Mostly, I came to see the other exhausted moms and hear about their week. That Wednesday group was an oasis in the fog of early motherhood. I lived for Wednesdays.
Then we moved. August 2006, one week before we celebrated Lauren’s 1st Birthday, we moved from our cosy city neighbourhood with my tight-knit mom group friends to a larger house in the suburbs where we knew no one. Happy Birthday August was the birthday of our move and a new start in a new place.
By then, my scrawny infant was an average size 12 month old, energetic, funny and still perfect. Being alone in motherhood, in the suburbs, was not fun. All the old insecurities came back as I wandered the empty neighbourhood streets with my stroller, searching for someone like me.
Six months later the idea of momstown was born and 6 months after that, one week shy of Lauren’s 2nd Birthday, another August baby was born. This baby was called momstown.

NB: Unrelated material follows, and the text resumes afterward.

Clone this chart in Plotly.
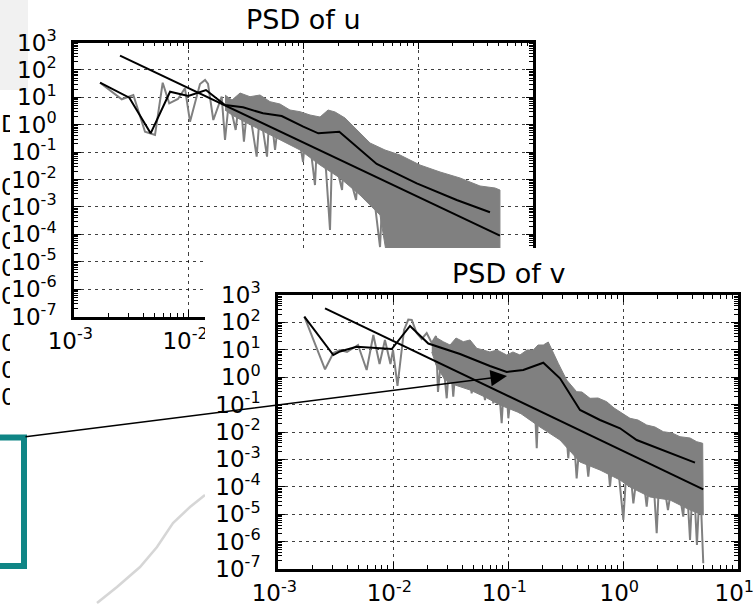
import plotly.graph_objects as go

W, H = 754, 606

# ---------------- data (log10 exponents) ----------------
# PSD of u : raw periodogram (sparse low-frequency part + spiky dense part)
u_raw_logf = [-2.773, -2.584, -2.483, -2.381, -2.294, -2.227, -2.170, -2.094, -2.033, -1.989,
              -1.902, -1.858, -1.832, -1.786, -1.713, -1.684, -1.649, -1.591, -1.553,
              -1.519, -1.484, -1.408, -1.379, -1.318, -1.292, -1.248, -1.205, -1.118, -1.074,
              -1.004, -0.970, -0.900, -0.874, -0.804, -0.769, -0.743, -0.699, -0.664, -0.630,
              -0.577, -0.542, -0.508, -0.464, -0.420, -0.377, -0.333, -0.298, -0.264]
u_raw_logpsd = [1.533, 0.927, 1.084, -0.255, -0.376, 1.533, 0.781, 0.938, 1.328, 0.109,
                1.485, 1.631, 1.485, 0.172, 1.022, -0.558, 0.901, -0.193, 1.157,
                -0.620, 0.901, -1.168, 0.536, -1.168, 0.719, -0.923, 0.609, -0.558, 0.464,
                -1.361, 0.245, -2.201, 0.099, -1.653, -3.843, 0.172, -1.763, -2.383, -0.011,
                -2.201, -2.748, -0.923, -2.748, -0.923, -2.931, -4.464, -1.288, -4.208]
# dense band of the periodogram: upper envelope (left->right) and base (right->left)
u_band_top_logf = [-1.684, -1.623, -1.553, -1.466, -1.379, -1.292, -1.205, -1.118, -1.030, -0.943,
                   -0.856, -0.786, -0.725, -0.638, -0.551, -0.420, -0.290, -0.159, 0.015, 0.190,
                   0.364, 0.538, 0.669, 0.712]
u_band_top_logpsd = [1.084, 0.900, 1.157, 1.022, 1.084, 0.840, 0.755, 0.536, 0.474, 0.354,
                     0.281, 0.536, 0.464, 0.245, -0.120, -0.668, -0.923, -1.106, -1.471, -1.726,
                     -1.945, -2.237, -2.310, -2.383]
u_band_base_logf = [0.712, -0.246, -0.333, -0.508, -0.682, -0.856, -1.030, -1.205, -1.379, -1.510,
                    -1.623, -1.684]
u_band_base_logpsd = [-5.5, -5.5, -3.300, -2.566, -1.945, -1.471, -0.923, -0.558, -0.193, 0.099,
                      0.354, 0.536]
# smoothed (bin-averaged) spectrum
u_bin_logf = [-2.773, -2.518, -2.332, -2.163, -2.004, -1.850, -1.684, -1.527, -1.353, -1.190,
              -1.002, -0.871, -0.688, -0.362, -0.013, 0.335, 0.625]
u_bin_logpsd = [1.533, 0.985, -0.314, 1.204, 1.047, 1.266, 0.719, 0.635, 0.416, 0.318,
                -0.073, -0.314, -0.255, -1.434, -2.139, -2.748, -3.197]
# power-law reference line
u_ref_logf = [-2.599, 0.712]
u_ref_logpsd = [2.518, -4.051]

# PSD of v
v_raw_logf = [-2.771, -2.591, -2.519, -2.461, -2.400, -2.304, -2.229, -2.171, -2.117, -2.070,
              -2.022, -2.000, -1.961, -1.904, -1.867, -1.837, -1.794, -1.750, -1.707, -1.663,
              -1.626, -1.609, -1.574, -1.533, -1.504, -1.476, -1.443, -1.417, -1.365, -1.316,
              -1.261, -1.200, -1.157, -1.128, -1.096, -1.055, -1.026, -0.997, -0.948, -0.896,
              -0.852, -0.809, -0.783, -0.750, -0.722, -0.620, -0.591, -0.548, -0.513, -0.476,
              -0.443, -0.403, -0.357, -0.302, -0.252, -0.200, -0.157, -0.113, -0.070, 0.003,
              0.043, 0.090, 0.148, 0.206, 0.252, 0.293, 0.322, 0.391, 0.452, 0.524,
              0.548, 0.583, 0.611, 0.643, 0.670, 0.698]
v_raw_logpsd = [2.208, 0.288, 0.883, 0.993, 0.920, 1.175, 0.263, 1.540, 0.482, 1.358,
                0.482, 0.993, -0.321, 1.723, 2.106, 2.088, 1.613, 1.394, 1.613, 1.248,
                1.504, -0.540, 0.993, -0.770, 0.920, -0.712, 0.993, -0.223, 0.920, -0.588,
                0.810, -0.832, 0.555, -0.953, 0.555, -1.682, 0.445, -1.500, 0.445, -1.318,
                0.445, -1.562, 0.445, -2.595, 0.628, -1.318, -0.102, -1.927, -0.832, -2.960,
                -1.197, -3.690, -1.380, -3.631, -1.562, -3.387, -1.927, -3.996, -2.109, -5.212,
                -2.474, -4.602, -2.657, -4.726, -2.839, -5.697, -3.022, -4.847, -3.204, -5.091,
                -3.387, -5.942, -3.387, -6.124, -3.752, -6.792]
v_band_top_logf = [-1.663, -1.617, -1.563, -1.504, -1.452, -1.389, -1.330, -1.272, -1.217, -1.157,
                   -1.096, -1.011, -0.957, -0.896, -0.835, -0.780, -0.739, -0.693, -0.650, -0.620,
                   -0.563, -0.490, -0.403, -0.357, -0.287, -0.217, -0.142, -0.078, -0.026, 0.061,
                   0.130, 0.206, 0.278, 0.350, 0.426, 0.496, 0.583, 0.641, 0.693]
v_band_top_logpsd = [1.237, 1.430, 1.296, 1.175, 1.430, 1.296, 1.358, 1.055, 0.993, 0.920,
                     0.993, 0.810, 0.920, 0.810, 0.993, 0.993, 1.175, 1.175, 1.285, 0.993,
                     0.507, -0.102, -0.529, -0.540, -0.770, -0.759, -0.894, -1.124, -1.259, -1.500,
                     -1.562, -1.745, -1.818, -1.989, -2.036, -2.172, -2.219, -2.354, -2.412]
v_band_base_logf = [0.698, 0.583, 0.409, 0.235, 0.061, -0.026, -0.200, -0.374, -0.548, -0.722,
                    -0.896, -1.070, -1.200, -1.330, -1.461, -1.548, -1.626, -1.663]
v_band_base_logpsd = [-5.029, -4.847, -4.482, -4.372, -4.007, -3.752, -3.387, -3.095, -2.292, -1.818,
                      -1.307, -1.015, -0.723, -0.467, -0.285, -0.102, 0.445, 0.920]
v_bin_logf = [-2.771, -2.519, -2.461, -2.316, -2.011, -1.852, -1.693, -1.417, -1.157, -1.011,
              -0.867, -0.693, -0.548, -0.374, -0.200, -0.026, 0.119, 0.380, 0.626]
v_bin_logpsd = [2.208, 0.810, 0.940, 1.113, 1.029, 1.869, 1.230, 0.847, 0.409, 0.190,
                0.263, 0.529, -0.040, -1.197, -1.562, -1.865, -2.292, -2.719, -3.120]
v_ref_logf = [-2.591, 0.698]
v_ref_logpsd = [2.515, -4.091]

x_tick_exp = [-3, -2, -1, 0, 1]
y_tick_exp = [-7, -6, -5, -4, -3, -2, -1, 0, 1, 2, 3]
titles = ["PSD of u", "PSD of v"]


def pw(exps):
    return [10.0 ** e for e in exps]


def px(x):
    return x / W


def py(y):
    return 1 - y / H


GREY = "#808080"
FONT = "DejaVu Sans"

fig = go.Figure()


def add_psd(raw_f, raw_p, top_f, top_p, base_f, base_p, bin_f, bin_p, ref_f, ref_p, xa, ya):
    fig.add_trace(go.Scatter(x=pw(top_f + base_f), y=pw(top_p + base_p), mode="lines",
                             fill="toself", fillcolor=GREY, line=dict(color=GREY, width=1),
                             xaxis=xa, yaxis=ya, hoverinfo="skip", showlegend=False))
    fig.add_trace(go.Scatter(x=pw(raw_f), y=pw(raw_p), mode="lines",
                             line=dict(color=GREY, width=2),
                             xaxis=xa, yaxis=ya, hoverinfo="skip", showlegend=False))
    fig.add_trace(go.Scatter(x=pw(bin_f), y=pw(bin_p), mode="lines",
                             line=dict(color="black", width=2),
                             xaxis=xa, yaxis=ya, hoverinfo="skip", showlegend=False))
    fig.add_trace(go.Scatter(x=pw(ref_f), y=pw(ref_p), mode="lines",
                             line=dict(color="black", width=2),
                             xaxis=xa, yaxis=ya, hoverinfo="skip", showlegend=False))


add_psd(u_raw_logf, u_raw_logpsd, u_band_top_logf, u_band_top_logpsd, u_band_base_logf,
        u_band_base_logpsd, u_bin_logf, u_bin_logpsd, u_ref_logf, u_ref_logpsd, "x", "y")
# white panel of the second figure (covers the lower right of the first one)
fig.add_trace(go.Scatter(x=[], y=[], xaxis="x2", yaxis="y2", hoverinfo="skip", showlegend=False))
add_psd(v_raw_logf, v_raw_logpsd, v_band_top_logf, v_band_top_logpsd, v_band_base_logf,
        v_band_base_logpsd, v_bin_logf, v_bin_logpsd, v_ref_logf, v_ref_logpsd, "x3", "y3")

common = dict(
    type="log", showline=True, linecolor="black", linewidth=2.5, mirror="ticks",
    ticks="inside", ticklen=7, tickwidth=1, tickcolor="black", automargin=False,
    ticklabeloverflow="allow",
    showgrid=True, gridcolor="rgba(0,0,0,0.75)", gridwidth=1, griddash="3px,4px",
    zeroline=False, tickfont=dict(family=FONT, size=23, color="black"),
    minor=dict(ticks="inside", ticklen=4, tickwidth=1, tickcolor="black", dtick="D1", showgrid=False),
    tickmode="array",
)


def fmt(e):
    return "10<sup>%s</sup>" % e


def xaxis(dom, anchor):
    d = dict(common)
    # trailing no-break space nudges the centred label slightly left, as in the original
    d.update(domain=dom, anchor=anchor, range=[-3, 1], tickvals=pw(x_tick_exp),
             ticktext=[fmt(e) + "\u00a0" for e in x_tick_exp], ticklabelstandoff=2)
    return d


def yaxis(dom, anchor):
    d = dict(common)
    d.update(domain=dom, anchor=anchor, range=[-7, 3], tickvals=pw(y_tick_exp),
             ticktext=[fmt(e) for e in y_tick_exp], ticklabelstandoff=10)
    return d


u_box = (74, 533, 42.5, 316.5)
v_box = (278, 738, 295, 569)
cover_box = (205, W, 248, H)

fig.update_layout(
    template="none",
    width=W, height=H, margin=dict(l=0, r=0, t=0, b=0, autoexpand=False),
    paper_bgcolor="white", plot_bgcolor="white", showlegend=False,
    xaxis=xaxis([px(u_box[0]), px(u_box[1])], "y"),
    yaxis=yaxis([py(u_box[3]), py(u_box[2])], "x"),
    xaxis2=dict(domain=[px(cover_box[0]), 1], anchor="y2", visible=False, range=[0, 1]),
    yaxis2=dict(domain=[0, py(cover_box[2])], anchor="x2", visible=False, range=[0, 1]),
    xaxis3=xaxis([px(v_box[0]), px(v_box[1])], "y3"),
    yaxis3=yaxis([py(v_box[3]), py(v_box[2])], "x3"),
)

# titles
for t, (x0, x1, y0, _), ty in zip(titles, [u_box, v_box], [20, 273]):
    fig.add_annotation(text=t, x=px((x0 + x1) / 2), y=py(ty), xref="paper", yref="paper",
                       showarrow=False, xanchor="center", yanchor="middle",
                       font=dict(family=FONT, size=27, color="black"))

# remnants of another figure behind (left edge)
fig.add_shape(type="rect", xref="paper", yref="paper", x0=0, x1=px(28), y0=py(90), y1=1,
              fillcolor="#f1f1f1", line=dict(width=0), layer="below")
for yy in [187, 214, 241, 268, 296, 343, 370, 397]:
    fig.add_annotation(text="0", x=0, y=py(yy), xref="paper", yref="paper", showarrow=False,
                       xanchor="left", yanchor="middle", width=9, align="left", borderpad=0,
                       font=dict(family=FONT, size=23, color="black"))
fig.add_annotation(text="D", x=0, y=py(124), xref="paper", yref="paper", showarrow=False,
                   xanchor="left", yanchor="middle", width=9, align="left", borderpad=0,
                   font=dict(family=FONT, size=23, color="black"))

# teal zoom box and connecting arrow
fig.add_shape(type="rect", xref="paper", yref="paper", x0=px(-20), x1=px(24), y0=py(566), y1=py(437.5),
              line=dict(color="#0f8585", width=6), layer="above")
curve_px = [(97, 603), (117, 587), (140, 567), (157, 547), (173, 523), (190, 507), (205, 495)]
path = "M " + " L ".join("%.5f %.5f" % (px(a), py(b)) for a, b in curve_px)
fig.add_shape(type="path", path=path, xref="paper", yref="paper",
              line=dict(color="#d6d6d6", width=2.5), layer="below")
tip = (507, 376)
tail = (24, 437)
fig.add_annotation(text="", x=px(tip[0]), y=py(tip[1]), xref="paper", yref="paper",
                   showarrow=True, ax=tail[0] - tip[0], ay=tail[1] - tip[1],
                   arrowhead=2, arrowsize=2.2, arrowwidth=1.5, arrowcolor="black",
                   font=dict(size=1))

fig.write_html("out.html")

On August 7, 2007 the very first momstown website and group, what is now momstown Burlington, went live. All the firsts – the first tradeshow, the first print run of postcards, the first momstown event – it was like a baby’s first food or first step – well noted and jubilant.
This August is momstown’s 4th Birthday. Every year when we celebrate momstown’s birthday it co-incides with planning my own little girl’s birthday party and that’s a bittersweet mixture. I nursed my baby around the clock when she was young and I have nursed momstown around the clock too. I celebrate my daughter’s milestones and momstown’s. Owning one’s own business is so similar to having a child, there are painful moments but the love and pride make any hardship worthwhile.
The little momstown idea, was much like Lauren, a petite concept at first but after 4 years of consistent and constant nursing and attention, fuelling it with ideas and strategy, momstown is starting to plump up and fill out. With 18 regional locations, we’ve caught up and gone beyond. I am beyond proud of momstown and do consider it my other child.
August births will always have a special spot in my heart.